_STATED PROBLEM_:
Without including any images, repeat the data exactly.

○ ○ ○ ○

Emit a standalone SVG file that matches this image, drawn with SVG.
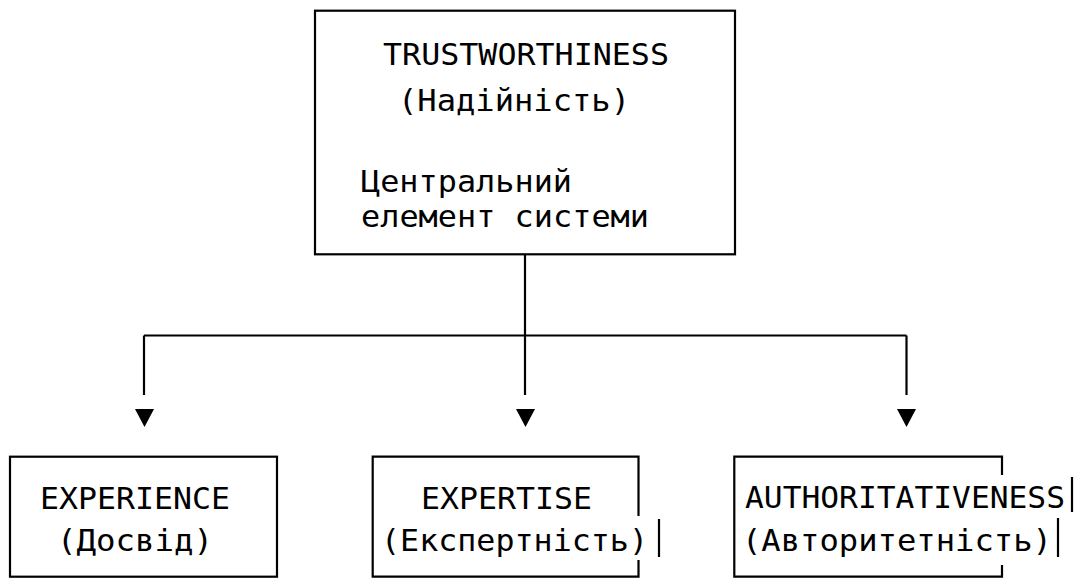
<svg xmlns="http://www.w3.org/2000/svg" width="1084" height="579" viewBox="0 0 1084 579">
<style>
.ln{fill:none;stroke:#000;stroke-width:2.2}
.t{font-family:"DejaVu Sans Mono","Liberation Mono",monospace;font-size:31px;fill:#000}
.ar{fill:#000}
</style>
<rect width="1084" height="579" fill="#fff"/>
<g id="trust">
<rect class="ln" x="315" y="10.7" width="420" height="243.6"/>
<text class="t" x="383" y="65" textLength="286" lengthAdjust="spacingAndGlyphs">TRUSTWORTHINESS</text>
<text class="t" x="398" y="111" textLength="232" lengthAdjust="spacingAndGlyphs">(Надійність)</text>
<text class="t" x="361" y="192" textLength="211" lengthAdjust="spacingAndGlyphs">Центральний</text>
<text class="t" x="361" y="227" textLength="288" lengthAdjust="spacingAndGlyphs">елемент системи</text>
</g>
<g id="connectors">
<path class="ln" d="M525 254.3V395M144 335.5H906.5M144 335.5V395M906.5 335.5V395"/>
<polygon class="ar" points="135,409 154,409 144.5,427"/>
<polygon class="ar" points="516,409 535,409 525.5,427"/>
<polygon class="ar" points="897,409 916,409 906.5,427"/>
</g>
<g id="experience">
<rect class="ln" x="10" y="456.7" width="267" height="120"/>
<text class="t" x="40" y="509" textLength="190" lengthAdjust="spacingAndGlyphs">EXPERIENCE</text>
<text class="t" x="57" y="551" textLength="156" lengthAdjust="spacingAndGlyphs">(Досвід)</text>
</g>
<g id="expertise">
<path class="ln" d="M638.5 516V456.7H372.7V576.7H638.5V560M659 519V557"/>
<text class="t" x="421" y="509" textLength="171" lengthAdjust="spacingAndGlyphs">EXPERTISE</text>
<text class="t" x="381" y="551" textLength="267" lengthAdjust="spacingAndGlyphs">(Експертність)</text>
</g>
<g id="authority">
<path class="ln" d="M1002 475V456.7H734.3V576.7H1002V565M1072 477V512M1058 518V557"/>
<text class="t" x="745" y="508" textLength="320" lengthAdjust="spacingAndGlyphs">AUTHORITATIVENESS</text>
<text class="t" x="742" y="551" textLength="310" lengthAdjust="spacingAndGlyphs">(Авторитетність)</text>
</g>
</svg>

○ ○ ○ ○

_SOLUTION BELOW_:
Emit a standalone SVG file that matches this image, drawn with SVG.
<svg xmlns="http://www.w3.org/2000/svg" width="1084" height="579" viewBox="0 0 1084 579">
<style>
.ln{fill:none;stroke:#000;stroke-width:2.2}
.t{font-family:"DejaVu Sans Mono","Liberation Mono",monospace;font-size:31px;fill:#000}
.ar{fill:#000}
</style>
<rect width="1084" height="579" fill="#fff"/>
<g id="trust">
<rect class="ln" x="315" y="10.7" width="420" height="243.6"/>
<text class="t" x="383" y="65" textLength="286" lengthAdjust="spacingAndGlyphs">TRUSTWORTHINESS</text>
<text class="t" x="398" y="111" textLength="232" lengthAdjust="spacingAndGlyphs">(Надійність)</text>
<text class="t" x="361" y="192" textLength="211" lengthAdjust="spacingAndGlyphs">Центральний</text>
<text class="t" x="361" y="227" textLength="288" lengthAdjust="spacingAndGlyphs">елемент системи</text>
</g>
<g id="connectors">
<path class="ln" d="M525 254.3V395M144 335.5H906.5M144 335.5V395M906.5 335.5V395"/>
<polygon class="ar" points="135,409 154,409 144.5,427"/>
<polygon class="ar" points="516,409 535,409 525.5,427"/>
<polygon class="ar" points="897,409 916,409 906.5,427"/>
</g>
<g id="experience">
<rect class="ln" x="10" y="456.7" width="267" height="120"/>
<text class="t" x="40" y="509" textLength="190" lengthAdjust="spacingAndGlyphs">EXPERIENCE</text>
<text class="t" x="57" y="551" textLength="156" lengthAdjust="spacingAndGlyphs">(Досвід)</text>
</g>
<g id="expertise">
<path class="ln" d="M638.5 516V456.7H372.7V576.7H638.5V560M659 519V557"/>
<text class="t" x="421" y="509" textLength="171" lengthAdjust="spacingAndGlyphs">EXPERTISE</text>
<text class="t" x="381" y="551" textLength="267" lengthAdjust="spacingAndGlyphs">(Експертність)</text>
</g>
<g id="authority">
<path class="ln" d="M1002 475V456.7H734.3V576.7H1002V565M1072 477V512M1058 518V557"/>
<text class="t" x="745" y="508" textLength="320" lengthAdjust="spacingAndGlyphs">AUTHORITATIVENESS</text>
<text class="t" x="742" y="551" textLength="310" lengthAdjust="spacingAndGlyphs">(Авторитетність)</text>
</g>
</svg>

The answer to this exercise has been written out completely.